No seré yo quien niegue que el
conjunto de espectáculos, festejos y eventos que se engloban bajo el paraguas
de la tauromaquia tienen en común, en diversos grados, el maltrato a un animal.
Creo que ni siquiera los defensores de lo taurino pueden negar esta obviedad, y
si lo hacen saben que están haciendo un ejercicio de deshonestidad dialéctica.
Cuando se debate con honestidad
la discrepancia no está en la negación del maltrato, sino en si este es
moralmente justificable o condenable. Si el hecho de que se trate de una tradición
cultural (en el sentido antropológico de la palabra) convierte en tolerable o
incluso en positiva esta práctica.
Sin ninguna intención de
relativizar la importancia del sufrimiento animal en la postura anti-taurina,
me gustaría ahora tirar de este otro hilo, menos habitual en el debate: Las
dimensiones antropológico/culturales de la llamada fiesta nacional. Pues creo
que en ellos hay elementos de profundidad, que suman al argumentario de quienes
nos oponemos al mantenimiento y a la bondad de la tal “tradición cultural.”
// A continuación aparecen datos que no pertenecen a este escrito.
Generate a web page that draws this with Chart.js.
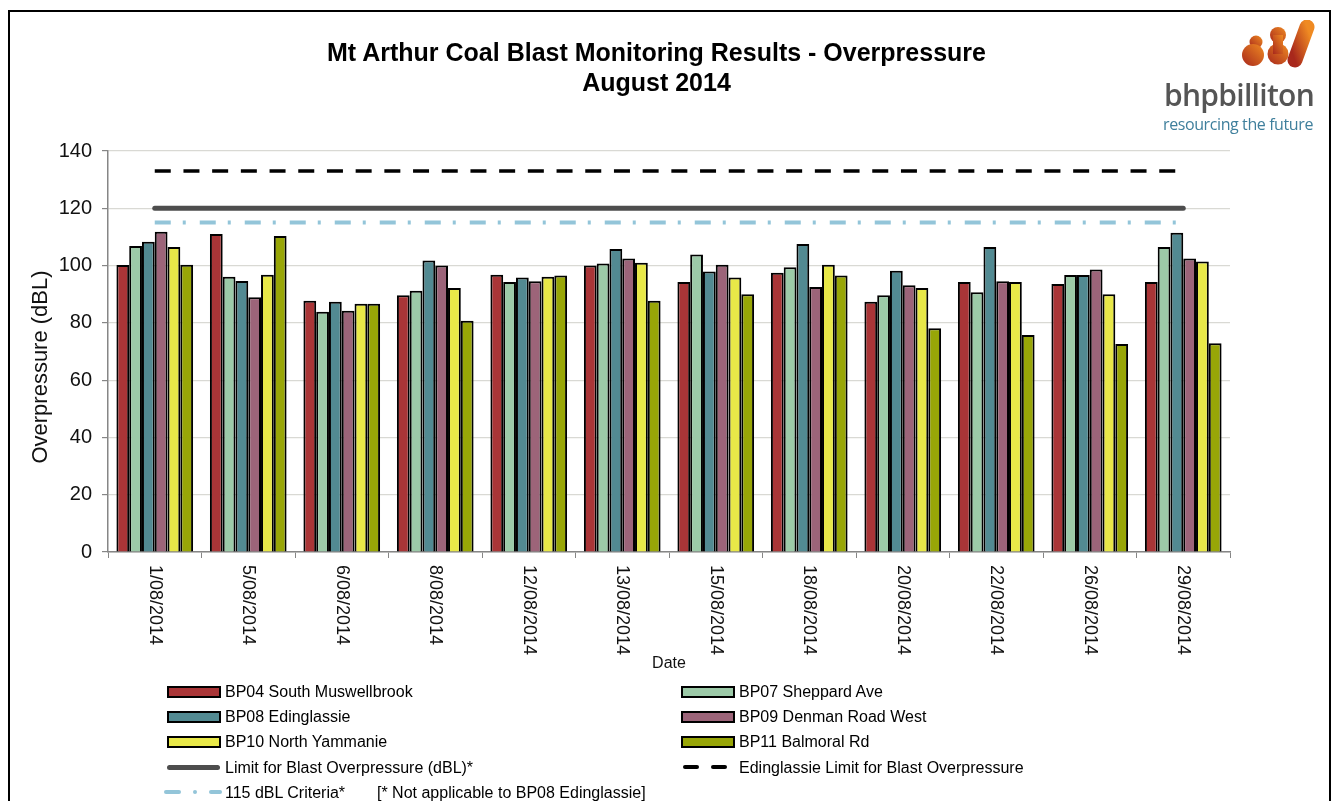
<!DOCTYPE html>
<html>
<head>
<meta charset="utf-8">
<script src="https://cdn.jsdelivr.net/npm/chart.js@4.4.1/dist/chart.umd.min.js"></script>
<style>
  body { margin: 0; background: #fff; font-family: "Liberation Sans", Arial, sans-serif; }
  #frame { position: absolute; left: 8px; top: 10px; width: 1319px; height: 900px; border: 2px solid #000; box-sizing: content-box; }
  #wrap { position: absolute; left: 0; top: 0; width: 1333px; height: 801px; }
  #title { position: absolute; left: 0; top: 37px; width: 1313px; text-align: center; font-weight: bold; font-size: 25px; line-height: 30px; color: #000; }
  #logo { position: absolute; left: 1150px; top: 20px; width: 180px; height: 120px; }
  #logo .name { position: absolute; left: 14px; top: 54px; font-family: "Open Sans", sans-serif; font-weight: 600; font-size: 30px; color: #555; letter-spacing: -0.7px; }
  #logo .tag { position: absolute; left: 13px; top: 96px; font-family: "Open Sans", sans-serif; font-size: 16px; color: #3f7f9c; letter-spacing: -0.4px; line-height: 16px; }
  #legend { position: absolute; left: 0; top: 679px; width: 1333px; font-size: 16px; color: #000; }
  .item { position: absolute; height: 25px; line-height: 25px; white-space: nowrap; }
  .item .sw { position: absolute; left: 0; top: 7px; width: 50px; height: 8px; border: 2px solid #000; }
  .item .ln { position: absolute; left: 0; top: 10px; width: 53px; }
  .item span.t { position: absolute; left: 58px; top: 0; }
</style>
</head>
<body>
<div id="frame"></div>
<div id="wrap"><canvas id="chart"></canvas></div>
<div id="title">Mt Arthur Coal Blast Monitoring Results - Overpressure<br>August 2014</div>
<div id="logo">
  <svg width="180" height="60" viewBox="0 0 180 60" style="position:absolute;left:0;top:0">
    <defs>
      <linearGradient id="g" x1="0" y1="1" x2="1" y2="0">
        <stop offset="0" stop-color="#a8281c"/>
        <stop offset="1" stop-color="#ef8a22"/>
      </linearGradient>
    </defs>
    <circle cx="106" cy="22" r="6.5" fill="url(#g)"/>
    <circle cx="103" cy="35" r="11" fill="url(#g)"/>
    <circle cx="128" cy="15" r="8" fill="url(#g)"/>
    <circle cx="128" cy="34" r="10.5" fill="url(#g)"/>
    <rect x="123" y="15" width="10" height="19" fill="url(#g)"/>
    <line x1="145" y1="40" x2="157" y2="7" stroke="url(#g)" stroke-width="15" stroke-linecap="round"/>
  </svg>
  <div class="name">bhpbilliton</div>
  <div class="tag">resourcing the future</div>
</div>
<div id="legend"></div>
<script>
const DATES = ['1/08/2014', '5/08/2014', '6/08/2014', '8/08/2014', '12/08/2014', '13/08/2014',
  '15/08/2014', '18/08/2014', '20/08/2014', '22/08/2014', '26/08/2014', '29/08/2014'];

const BP04 = [100.2, 111.0, 87.7, 89.6, 96.8, 100.0, 94.3, 97.5, 87.4, 94.3, 93.6, 94.3];
const BP07 = [106.8, 96.1, 83.9, 91.2, 94.3, 100.7, 103.9, 99.4, 89.6, 90.7, 96.7, 106.5];
const BP08 = [108.3, 94.6, 87.4, 101.8, 95.8, 105.8, 97.9, 107.5, 98.2, 106.5, 96.7, 111.5];
const BP09 = [111.8, 88.9, 84.2, 100.0, 94.5, 102.5, 100.3, 92.5, 93.1, 94.5, 98.6, 102.5];
const BP10 = [106.5, 96.8, 86.7, 92.2, 96.1, 101.0, 95.8, 100.3, 92.2, 94.3, 90.0, 101.4];
const BP11 = [100.3, 110.3, 86.7, 80.7, 96.5, 87.7, 90.0, 96.5, 78.1, 75.8, 72.6, 72.9];

const LIMIT = DATES.map(() => 120);
const EDIN_LIMIT = DATES.map(() => 133);
const CRITERIA = DATES.map(() => 115);

const Y_TICKS = [0, 20, 40, 60, 80, 100, 120, 140];

const barSeries = [
  { label: 'BP04 South Muswellbrook', data: BP04, color: '#a93537' },
  { label: 'BP07 Sheppard Ave', data: BP07, color: '#9ccaa8' },
  { label: 'BP08 Edinglassie', data: BP08, color: '#528a92' },
  { label: 'BP09 Denman Road West', data: BP09, color: '#9c6479' },
  { label: 'BP10 North Yammanie', data: BP10, color: '#e8e848' },
  { label: 'BP11 Balmoral Rd', data: BP11, color: '#98a607' }
];

const datasets = barSeries.map(s => ({
  type: 'bar',
  label: s.label,
  data: s.data,
  backgroundColor: s.color,
  borderColor: '#000',
  borderWidth: 2,
  barPercentage: 1.0,
  categoryPercentage: 0.82,
  order: 2
}));

datasets.push({
  type: 'line', label: 'Limit for Blast Overpressure (dBL)*', data: LIMIT,
  borderColor: '#4d4d4d', borderWidth: 5, borderCapStyle: 'round', pointRadius: 0, order: 1
});
datasets.push({
  type: 'line', label: 'Edinglassie Limit for Blast Overpressure', data: EDIN_LIMIT,
  borderColor: '#000', borderWidth: 3.5, borderDash: [16, 12.7], borderCapStyle: 'butt', pointRadius: 0, order: 1
});
datasets.push({
  type: 'line', label: '115 dBL Criteria*', data: CRITERIA,
  borderColor: '#93c5d9', borderWidth: 4, borderDash: [16, 12, 3, 14], borderCapStyle: 'butt', pointRadius: 0, order: 1
});

// x tick labels read top-to-bottom, and the y title sits where Excel puts it
const customText = {
  id: 'customText',
  afterDraw(chart) {
    const ctx = chart.ctx;
    const xs = chart.scales.x;
    ctx.save();
    ctx.fillStyle = '#111';
    ctx.font = '18px "Liberation Sans", Arial, sans-serif';
    ctx.textAlign = 'left';
    ctx.textBaseline = 'middle';
    DATES.forEach((d, i) => {
      ctx.save();
      ctx.translate(xs.getPixelForValue(i), xs.top + 13);
      ctx.rotate(Math.PI / 2);
      ctx.fillText(d, 0, 0);
      ctx.restore();
    });
    ctx.font = '16px "Liberation Sans", Arial, sans-serif';
    ctx.textAlign = 'center';
    ctx.fillText('Date', (xs.left + xs.right) / 2, 664);
    ctx.save();
    ctx.translate(41, 367);
    ctx.rotate(-Math.PI / 2);
    ctx.font = '22px "Liberation Sans", Arial, sans-serif';
    ctx.fillText('Overpressure (dBL)', 0, 0);
    ctx.restore();
    ctx.restore();
  }
};

new Chart(document.getElementById('chart'), {
  data: { labels: DATES, datasets },
  plugins: [customText],
  options: {
    responsive: true,
    maintainAspectRatio: false,
    animation: false,
    layout: { padding: { left: 20, top: 151, right: 103, bottom: 125 } },
    plugins: {
      legend: { display: false },
      title: { display: false },
      tooltip: { enabled: false }
    },
    scales: {
      x: {
        offset: true,
        grid: { drawOnChartArea: false, drawTicks: true, tickLength: 6, tickColor: '#868686', offset: true },
        border: { color: '#868686', width: 1.5 },
        ticks: { display: false },
        afterFit: s => { s.height = 124; }
      },
      y: {
        min: 0, max: 140,
        afterBuildTicks: s => { s.ticks = Y_TICKS.map(v => ({ value: v })); },
        grid: { color: '#d9d9d4', lineWidth: 1.2, tickLength: 6, tickColor: '#868686' },
        border: { color: '#868686', width: 1.5 },
        ticks: { color: '#111', font: { size: 20, family: '"Liberation Sans", Arial, sans-serif' }, padding: 10 },
        afterFit: s => { s.width = 88; }
      }
    }
  }
});

// two-column legend, built from the same series
const legendItems = [
  ...barSeries.map(s => ({ label: s.label, kind: 'bar', color: s.color })),
  { label: 'Limit for Blast Overpressure (dBL)*', kind: 'solid' },
  { label: 'Edinglassie Limit for Blast Overpressure', kind: 'dash' },
  { label: '115 dBL Criteria*', kind: 'dashdot', note: '[* Not applicable to BP08 Edinglassie]' }
];

const legend = document.getElementById('legend');
legendItems.forEach((it, i) => {
  const col = i % 2, row = Math.floor(i / 2);
  const el = document.createElement('div');
  el.className = 'item';
  el.style.left = (col ? 681 : 167) + 'px';
  el.style.top = (row * 25.2) + 'px';
  let sw = '';
  if (it.kind === 'bar') {
    sw = `<div class="sw" style="background:${it.color}"></div>`;
  } else if (it.kind === 'solid') {
    sw = '<div class="ln" style="height:5px;top:10px;background:#4d4d4d;border-radius:3px"></div>';
  } else if (it.kind === 'dash') {
    sw = '<div class="ln" style="top:10px;height:4px">' +
      '<div style="position:absolute;left:2px;width:16px;height:4px;background:#000;border-radius:2px"></div>' +
      '<div style="position:absolute;left:30px;width:16px;height:4px;background:#000;border-radius:2px"></div></div>';
  } else {
    sw = '<div class="ln" style="top:10px;height:4px">' +
      '<div style="position:absolute;left:-3px;width:17px;height:4px;background:#93c5d9;border-radius:2px"></div>' +
      '<div style="position:absolute;left:26px;width:4px;height:4px;background:#93c5d9;border-radius:2px"></div>' +
      '<div style="position:absolute;left:42px;width:13px;height:4px;background:#93c5d9;border-radius:2px"></div></div>';
  }
  el.innerHTML = sw + `<span class="t">${it.label}</span>`;
  legend.appendChild(el);
  if (it.note) {
    const n = document.createElement('div');
    n.className = 'item';
    n.style.left = '377px';
    n.style.top = (row * 25.2) + 'px';
    n.textContent = it.note;
    legend.appendChild(n);
  }
});
</script>
</body>
</html>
Tras de la tauromaquia se esconde
la pulsión de la muerte. Morir es el otro lado de la vida, sin muerte vivir no tendría
demasiado sentido. El como una sociedad enfrenta este hecho, y su inevitabilidad
es una marca de la casa, es un rasgo cultural de primera magnitud. Estoy seguro
que los aficionados a los toros, ni desean ni disfrutan cuando una persona
muere en un espectáculo de este tipo, ni mucho menos, pero es innegable que sin
este riesgo “la fiesta” perdería prácticamente todo su aliciente. Lo que realmente da sustancia a los “toros”,
es el cierto riesgo y el riegos cierto de que alguien puede perder la vida en
ellos.
La psicología evolutiva sabe que
la etapa adolescente de nuestras vidas conlleva una cierta pulsión de muerte, el
riesgo, lejos de ser un freno se convierte en un aliciente, y puede hacer
llevar determinados juegos al límite, precisamente porque es arriesgado hacerlo.
Luego esto pasa, afortunadamente, y
cuando ya decimos aquello de “fa vin anys que tinc vint anys” preferimos evitar el riesgo, y
limitar los juegos. En este sentido, la
tauromaquia no es sino un signo de la adolescencia cultural de una sociedad,
poco justificable si pretende reclamarse como madura.
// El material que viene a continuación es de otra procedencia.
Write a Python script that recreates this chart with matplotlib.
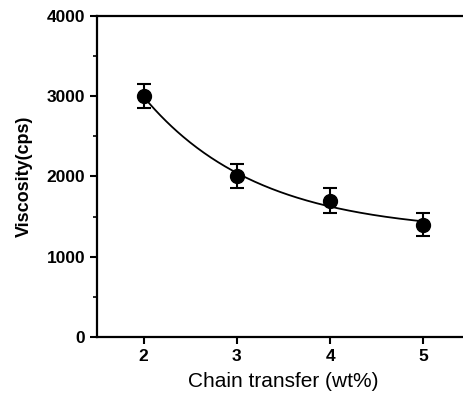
import numpy as np
import matplotlib
matplotlib.use("Agg")
import matplotlib.pyplot as plt
from matplotlib.ticker import MultipleLocator

chain_transfer = [2, 3, 4, 5]
viscosity = [3000, 2000, 1700, 1400]
viscosity_err = [150, 150, 150, 140]
x_ticks = [2, 3, 4, 5]
y_ticks = [0, 1000, 2000, 3000, 4000]

plt.rcParams['font.family'] = ['Liberation Sans', 'DejaVu Sans']

def exp_decay_fit(x, y, xs):
    # y = c + a*exp(-x/t), best t by scan, a and c by least squares
    x = np.asarray(x, float); y = np.asarray(y, float)
    best = None
    for t in np.linspace(0.2, 10, 500):
        M = np.column_stack([np.ones_like(x), np.exp(-x / t)])
        coef, *_ = np.linalg.lstsq(M, y, rcond=None)
        r = np.sum((M @ coef - y) ** 2)
        if best is None or r < best[0]:
            best = (r, t, coef)
    _, t, coef = best
    return coef[0] + coef[1] * np.exp(-xs / t)

fig = plt.figure(figsize=(4.64, 3.96), dpi=100)
ax = fig.add_axes([0.209, 0.149, 0.804, 0.811])

xs = np.linspace(chain_transfer[0], chain_transfer[-1], 200)
ax.plot(xs, exp_decay_fit(chain_transfer, viscosity, xs), color='black', lw=1.3)
ax.errorbar(chain_transfer, viscosity, yerr=viscosity_err, fmt='o', color='black',
            markersize=10, capsize=5, elinewidth=1.5, capthick=1.5)

ax.set_xlim(1.5, 5.5)
ax.set_ylim(0, 4000)
ax.set_xticks(x_ticks)
ax.set_yticks(y_ticks)
ax.yaxis.set_minor_locator(MultipleLocator(500))
for s in ax.spines.values():
    s.set_linewidth(1.6)
ax.tick_params(direction='out', length=5, width=1.5, labelsize=12.5)
ax.tick_params(which='minor', direction='out', length=3, width=1.2)
for lab in ax.get_xticklabels() + ax.get_yticklabels():
    lab.set_fontweight('bold')
ax.set_xlabel('Chain transfer (wt%)', fontsize=15, labelpad=6)
ax.set_ylabel('Viscosity(cps)', fontsize=13, fontweight='bold', labelpad=10)

fig.savefig('out.png', dpi=100)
Por otra parte, el factor riesgo
se asocia también al reconocimiento del “valor”
de quien lo asume. La valentía medida desde los parámetros valorativos del modelo
patriarcal de sociedad. El valor, asociado a Marte, no en vano signo zodiacal
con el que simbolizamos lo masculino. Con
la guerra, el combate, la lucha como los escenarios en los que esa actitud y aptitud
se despliega y demuestra. Torero y valiente se convierten en sinónimos en una
cultura social que no da valor a Venus. En este sentido la tauromaquia no es
sino un signo del machismo cultural de una sociedad, poco justificable si
pretende reclamarse como igualitaria.
Cuando un torero muere en la
arena, o un corredor en San Fermín, el entorno cultural taurino hace de él un
mito, queda automáticamente elevado a los altares del valor y la entrega. Su muerte,
que repito no creo que satisfaga a nadie, ni sea por nadie deseada, se ubica en
el olimpo de los héroes, de aquellos que han muerto con honor en aras de una causa
mayor y más importante que la propia vida. La muerte se ritualiza, y de algo duro
y, en este caso, ciertamente evitable, se convierte en modelo a imitar. En el juego de pelota Maya,
el equipo ganador era sacrificado en el altar a los dioses. Morir ritualmente
era un honor por el que competían. El sacrificio ritual es un mecanismo muy
antiguo, que responde a modelos sociales, a culturas en la que el individuo importa
muy poco, y puede e incluso debe ser sacrificado en el altar colectivo. . En este
sentido la tauromaquia no es sino un signo de una comprensión de lo social como
si fuera una colmena, poco justificable si pretende reclamarse como respetuosa
con los individuos.
Y todo ello en el marco del
omnipresente modelo capitalista que hace de todo ello un gran negocio,
espectacularizando el riesgo el valor y la muerte. Dejando a los demás, pobres
mortales, que no tenemos lo que hay que tener para enfrentarse a un toro, el
papel de espectadores, admiradores y paganos, de pagar.